▶ Task requirements
Write every line out verbatim and omit the pictures.

--- Start ---

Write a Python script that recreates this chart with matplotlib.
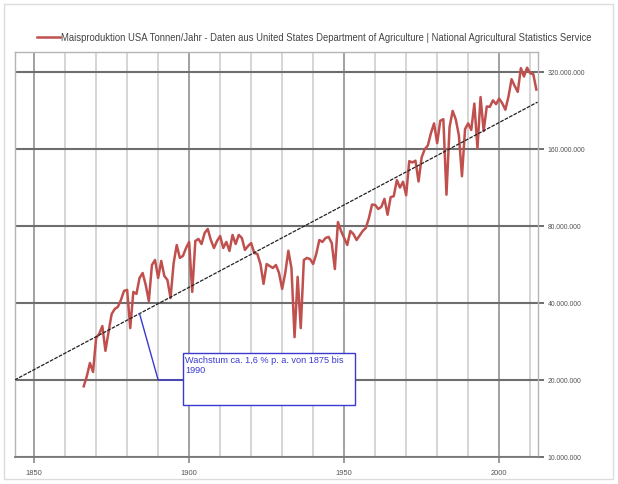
import matplotlib
matplotlib.use("Agg")
import matplotlib.pyplot as plt
from matplotlib.patches import Rectangle
from matplotlib.lines import Line2D
from matplotlib.ticker import NullLocator, FixedLocator
import numpy as np

plt.rcParams['font.family'] = ['Liberation Sans', 'DejaVu Sans']

# ---------------- data ----------------
years = list(range(1866, 2013))
production_mt = [
    # 1866-1875
    18.9, 20.7, 23.3, 21.5, 29.2, 30.3, 32.5, 26.0, 30.8, 36.2,
    # 1876-1885
    37.9, 38.6, 41.1, 44.6, 45.0, 31.9, 44.2, 43.4, 50.1, 52.4,
    # 1886-1895
    47.0, 40.7, 56.3, 58.9, 50.1, 58.4, 51.0, 49.2, 41.8, 57.3,
    # 1896-1905
    67.4, 60.0, 61.1, 65.6, 69.3, 44.2, 69.9, 71.2, 68.0, 75.1,
    # 1906-1915
    77.9, 70.5, 65.6, 69.9, 73.1, 65.6, 69.3, 63.9, 73.8, 68.0,
    # 1916-1925
    73.8, 71.8, 64.5, 66.8, 68.6, 62.7, 62.2, 56.8, 47.5, 56.8,
    # 1926-1935
    55.8, 54.8, 56.3, 52.4, 45.4, 52.4, 64.0, 54.8, 29.4, 50.6,
    # 1936-1945
    31.9, 58.9, 60.0, 59.4, 56.8, 62.2, 70.5, 69.3, 71.8, 72.5,
    # 1946-1955
    68.6, 54.3, 82.9, 76.5, 71.8, 67.4, 76.5, 74.4, 70.5, 73.5,
    # 1956-1965
    76.5, 78.6, 86.0, 97.0, 96.7, 93.2, 95.0, 102.1, 88.5, 103.7,
    # 1966-1975
    104.6, 120.9, 113.0, 119.1, 105.5, 143.4, 141.7, 144.0, 119.4, 148.4,
    # 1976-1985
    159.7, 165.2, 184.6, 201.4, 168.6, 206.2, 209.2, 106.0, 194.9, 225.4,
    # 1986-1995
    208.9, 181.1, 125.2, 191.3, 201.5, 189.9, 240.7, 160.9, 255.3, 188.0,
    # 1996-2005
    234.5, 233.9, 247.9, 239.5, 251.8, 241.4, 227.8, 256.2, 299.9, 282.2,
    # 2006-2012
    267.5, 331.2, 307.1, 332.5, 316.2, 313.9, 273.2,
]

trend_years = [1843.7, 2012.4]
trend_mt = [20.0, 244.0]

ytick_values_mt = [10, 20, 40, 80, 160, 320]
ytick_labels = ["10.000.000", "20.000.000", "40.000.000", "80.000.000",
                "160.000.000", "320.000.000"]
xtick_major = [1850, 1900, 1950, 2000]
xtick_minor = list(range(1860, 2011, 10))

legend_label = ("Maisproduktion USA Tonnen/Jahr - Daten aus United States "
                "Department of Agriculture | National Agricultural Statistics Service")
annotation_text = "Wachstum ca. 1,6 % p. a. von 1875 bis\n1990"

# ---------------- figure ----------------
W, H = 618, 485
fig = plt.figure(figsize=(W / 100, H / 100), dpi=100)
fig.patch.set_facecolor('white')

ax = fig.add_axes([14.6 / W, 27 / H, 523 / W, 405 / H])
ax.set_facecolor('white')
ax.set_yscale('log')
ax.set_xlim(1843.7, 2012.4)
ax.set_ylim(10e6, 383e6)

# grid
ax.xaxis.set_major_locator(FixedLocator(xtick_major))
ax.xaxis.set_minor_locator(FixedLocator(xtick_minor))
ax.set_xticklabels([str(v) for v in xtick_major])
ax.yaxis.set_major_locator(FixedLocator([v * 1e6 for v in ytick_values_mt]))
ax.yaxis.set_minor_locator(NullLocator())
ax.set_yticklabels(ytick_labels)
ax.yaxis.tick_right()

ax.grid(which='minor', axis='x', color='#d2d2d2', lw=1.3, zorder=0)
ax.grid(which='major', axis='x', color='#9a9a9a', lw=1.3, zorder=0)
ax.grid(which='major', axis='y', color='#6e6e6e', lw=1.5, zorder=0)
ax.set_axisbelow(True)

ax.tick_params(axis='x', which='major', length=4, width=1.2, color='#8a8a8a',
               labelsize=5.4, labelcolor='#555555', pad=5)
ax.tick_params(axis='x', which='minor', length=0)
ax.tick_params(axis='y', which='major', length=4, width=1.4, color='#6e6e6e',
               labelsize=4.9, labelcolor='#555555', pad=3)

for side in ['left', 'top', 'right']:
    ax.spines[side].set_color('#b5b5b5')
    ax.spines[side].set_linewidth(1.0)
ax.spines['bottom'].set_color('#7a7a7a')
ax.spines['bottom'].set_linewidth(1.3)

# data
prod = np.array(production_mt) * 1e6
ax.plot(years, prod, color='#c0504d', lw=1.8, zorder=3, solid_joinstyle='round')

# trend line
trend = np.array(trend_mt) * 1e6
ax.plot(trend_years, trend, color='#222222', lw=0.9, ls=(0, (3, 1)), zorder=4)

# annotation connector & box
def trend_at(yr):
    lt = np.interp(yr, trend_years, np.log(trend))
    return float(np.exp(lt))

blue = '#3a3ad0'
box_x0, box_x1 = 1898.1, 1953.6
box_y0, box_y1 = 16.0e6, 25.5e6
ax.plot([box_x0, 1890.0, 1884.0], [20e6, 20e6, trend_at(1884.0)],
        color=blue, lw=1.0, zorder=5)
ax.add_patch(Rectangle((box_x0, box_y0), box_x1 - box_x0, box_y1 - box_y0,
                       facecolor='white', edgecolor=blue, lw=1.0, zorder=6))
ax.text(box_x0 + 0.6, box_y1 * 0.985, annotation_text, color=blue, fontsize=6.6,
        va='top', ha='left', zorder=7, linespacing=1.2)

# legend (above the axes)
ly = 1 - 38 / H
fig.add_artist(Line2D([37 / W, 60 / W], [ly, ly], transform=fig.transFigure,
                      color='#c0504d', lw=1.8))
fig.text(61 / W, ly, legend_label, fontsize=6.85, color='#444444',
         va='center', ha='left')

# outer frame
fig.add_artist(Rectangle((4 / W, 5 / H), (613 - 4) / W, (480 - 5) / H,
                         transform=fig.transFigure, fill=False,
                         edgecolor='#dcdcdc', lw=1.0))

fig.savefig('out.png', dpi=100)
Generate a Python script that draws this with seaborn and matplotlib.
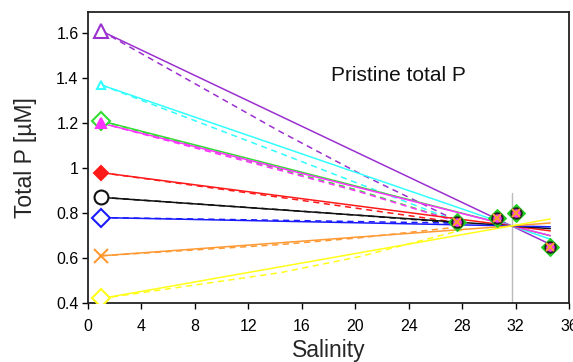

--- End ---

▶ Answer to the exercise
Write a Python script that recreates this chart with matplotlib.
import matplotlib
matplotlib.use("Agg")
import matplotlib.pyplot as plt
from matplotlib.patches import Rectangle
from matplotlib.lines import Line2D
from matplotlib.ticker import NullLocator, FixedLocator
import numpy as np

plt.rcParams['font.family'] = ['Liberation Sans', 'DejaVu Sans']

# ---------------- data ----------------
years = list(range(1866, 2013))
production_mt = [
    # 1866-1875
    18.9, 20.7, 23.3, 21.5, 29.2, 30.3, 32.5, 26.0, 30.8, 36.2,
    # 1876-1885
    37.9, 38.6, 41.1, 44.6, 45.0, 31.9, 44.2, 43.4, 50.1, 52.4,
    # 1886-1895
    47.0, 40.7, 56.3, 58.9, 50.1, 58.4, 51.0, 49.2, 41.8, 57.3,
    # 1896-1905
    67.4, 60.0, 61.1, 65.6, 69.3, 44.2, 69.9, 71.2, 68.0, 75.1,
    # 1906-1915
    77.9, 70.5, 65.6, 69.9, 73.1, 65.6, 69.3, 63.9, 73.8, 68.0,
    # 1916-1925
    73.8, 71.8, 64.5, 66.8, 68.6, 62.7, 62.2, 56.8, 47.5, 56.8,
    # 1926-1935
    55.8, 54.8, 56.3, 52.4, 45.4, 52.4, 64.0, 54.8, 29.4, 50.6,
    # 1936-1945
    31.9, 58.9, 60.0, 59.4, 56.8, 62.2, 70.5, 69.3, 71.8, 72.5,
    # 1946-1955
    68.6, 54.3, 82.9, 76.5, 71.8, 67.4, 76.5, 74.4, 70.5, 73.5,
    # 1956-1965
    76.5, 78.6, 86.0, 97.0, 96.7, 93.2, 95.0, 102.1, 88.5, 103.7,
    # 1966-1975
    104.6, 120.9, 113.0, 119.1, 105.5, 143.4, 141.7, 144.0, 119.4, 148.4,
    # 1976-1985
    159.7, 165.2, 184.6, 201.4, 168.6, 206.2, 209.2, 106.0, 194.9, 225.4,
    # 1986-1995
    208.9, 181.1, 125.2, 191.3, 201.5, 189.9, 240.7, 160.9, 255.3, 188.0,
    # 1996-2005
    234.5, 233.9, 247.9, 239.5, 251.8, 241.4, 227.8, 256.2, 299.9, 282.2,
    # 2006-2012
    267.5, 331.2, 307.1, 332.5, 316.2, 313.9, 273.2,
]

trend_years = [1843.7, 2012.4]
trend_mt = [20.0, 244.0]

ytick_values_mt = [10, 20, 40, 80, 160, 320]
ytick_labels = ["10.000.000", "20.000.000", "40.000.000", "80.000.000",
                "160.000.000", "320.000.000"]
xtick_major = [1850, 1900, 1950, 2000]
xtick_minor = list(range(1860, 2011, 10))

legend_label = ("Maisproduktion USA Tonnen/Jahr - Daten aus United States "
                "Department of Agriculture | National Agricultural Statistics Service")
annotation_text = "Wachstum ca. 1,6 % p. a. von 1875 bis\n1990"

# ---------------- figure ----------------
W, H = 618, 485
fig = plt.figure(figsize=(W / 100, H / 100), dpi=100)
fig.patch.set_facecolor('white')

ax = fig.add_axes([14.6 / W, 27 / H, 523 / W, 405 / H])
ax.set_facecolor('white')
ax.set_yscale('log')
ax.set_xlim(1843.7, 2012.4)
ax.set_ylim(10e6, 383e6)

# grid
ax.xaxis.set_major_locator(FixedLocator(xtick_major))
ax.xaxis.set_minor_locator(FixedLocator(xtick_minor))
ax.set_xticklabels([str(v) for v in xtick_major])
ax.yaxis.set_major_locator(FixedLocator([v * 1e6 for v in ytick_values_mt]))
ax.yaxis.set_minor_locator(NullLocator())
ax.set_yticklabels(ytick_labels)
ax.yaxis.tick_right()

ax.grid(which='minor', axis='x', color='#d2d2d2', lw=1.3, zorder=0)
ax.grid(which='major', axis='x', color='#9a9a9a', lw=1.3, zorder=0)
ax.grid(which='major', axis='y', color='#6e6e6e', lw=1.5, zorder=0)
ax.set_axisbelow(True)

ax.tick_params(axis='x', which='major', length=4, width=1.2, color='#8a8a8a',
               labelsize=5.4, labelcolor='#555555', pad=5)
ax.tick_params(axis='x', which='minor', length=0)
ax.tick_params(axis='y', which='major', length=4, width=1.4, color='#6e6e6e',
               labelsize=4.9, labelcolor='#555555', pad=3)

for side in ['left', 'top', 'right']:
    ax.spines[side].set_color('#b5b5b5')
    ax.spines[side].set_linewidth(1.0)
ax.spines['bottom'].set_color('#7a7a7a')
ax.spines['bottom'].set_linewidth(1.3)

# data
prod = np.array(production_mt) * 1e6
ax.plot(years, prod, color='#c0504d', lw=1.8, zorder=3, solid_joinstyle='round')

# trend line
trend = np.array(trend_mt) * 1e6
ax.plot(trend_years, trend, color='#222222', lw=0.9, ls=(0, (3, 1)), zorder=4)

# annotation connector & box
def trend_at(yr):
    lt = np.interp(yr, trend_years, np.log(trend))
    return float(np.exp(lt))

blue = '#3a3ad0'
box_x0, box_x1 = 1898.1, 1953.6
box_y0, box_y1 = 16.0e6, 25.5e6
ax.plot([box_x0, 1890.0, 1884.0], [20e6, 20e6, trend_at(1884.0)],
        color=blue, lw=1.0, zorder=5)
ax.add_patch(Rectangle((box_x0, box_y0), box_x1 - box_x0, box_y1 - box_y0,
                       facecolor='white', edgecolor=blue, lw=1.0, zorder=6))
ax.text(box_x0 + 0.6, box_y1 * 0.985, annotation_text, color=blue, fontsize=6.6,
        va='top', ha='left', zorder=7, linespacing=1.2)

# legend (above the axes)
ly = 1 - 38 / H
fig.add_artist(Line2D([37 / W, 60 / W], [ly, ly], transform=fig.transFigure,
                      color='#c0504d', lw=1.8))
fig.text(61 / W, ly, legend_label, fontsize=6.85, color='#444444',
         va='center', ha='left')

# outer frame
fig.add_artist(Rectangle((4 / W, 5 / H), (613 - 4) / W, (480 - 5) / H,
                         transform=fig.transFigure, fill=False,
                         edgecolor='#dcdcdc', lw=1.0))

fig.savefig('out.png', dpi=100)
Generate a Python script that draws this with seaborn and matplotlib.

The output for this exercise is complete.